As technology evolved, we began to move out of the datacenter and into the cloud. Cloud-based infrastructure created new opportunities for us and has transformed the IT infrastructure we manage. We continue to grow and adapt in a constantly changing IT landscape.
Traditional IT technologies, processes, and teams
Our traditional datacenters were managed by a legion of IT pros, who supported the diverse platforms and systems that made up our infrastructure. Physical servers, and later virtual servers, numbered in the tens of thousands, spanning multiple datacenters and comprising a mass of metal and silicon to be managed and maintained. Platform technologies ranged from Windows, SQL Server, BizTalk, and SharePoint farms to third-party solutions such as SAP and other information security–related tool sets. Server virtualization evolved from Hyper-V to System Center Virtual Machine Manager and System Center Orchestrator.
To provide a stable infrastructure, we used structured frameworks, such as IT Infrastructure Library/Managed Object Format (ITIL/MOF). Policies, processes, and procedures in the framework helped to enforce and control security and availability, and to prevent failures. Microsoft product engineering groups that used hosting services had a similar adoption process for their application and service needs, which were based on ITIL/MOF.
This model worked well for traditional IT infrastructure, but things began to change when cloud computing and Azure began to influence the IT landscape.
Evolution of the hybrid cloud
As IT infrastructure and services began to move to the cloud, the nature of the cloud and how we treat it changed.
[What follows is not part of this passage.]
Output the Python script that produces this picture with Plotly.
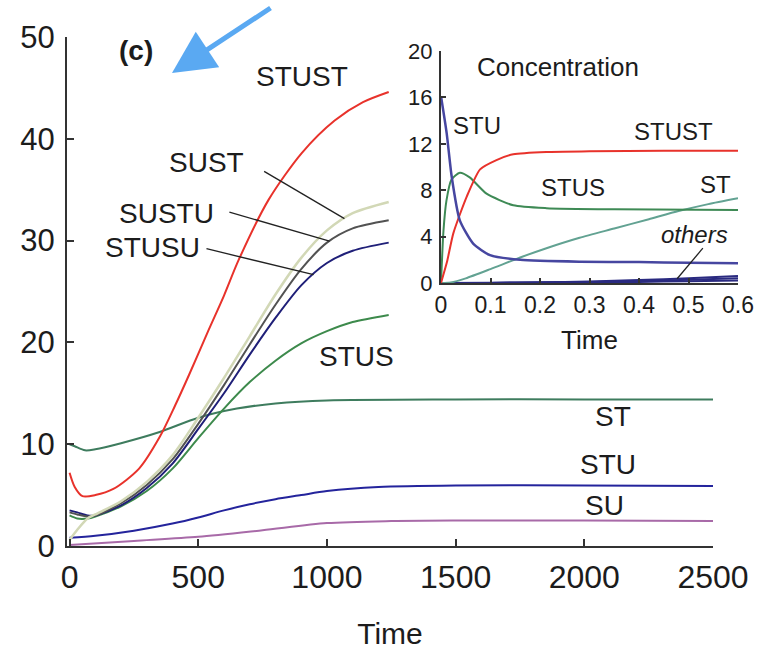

We've now been hosting IT services in Azure for a long time, and as Azure has evolved and grown, so has our engagement with Azure services and the volume of our IT services hosted in Azure.
Early Azure: IT-owned, IaaS, and lift-and-shift
In the early years, Azure was IT-only. We had full control of cloud development, implementation, and management. We could create and manage solutions in Azure, but it was a siloed service.
The infrastructure consisted primarily of IaaS virtual machines that hosted workloads in the cloud the same way that they hosted workloads in on-premises datacenters. Efficiency gains were small and infrastructure management still used the same tools—sometimes hosted in the cloud, and sometimes hosted on-premises and connected to the cloud. It was very much a lift-and-shift migration from the datacenter to the cloud, and our management processes imitated the on‑premises model in much the same way. The datacenter remained the focus, but that was changing.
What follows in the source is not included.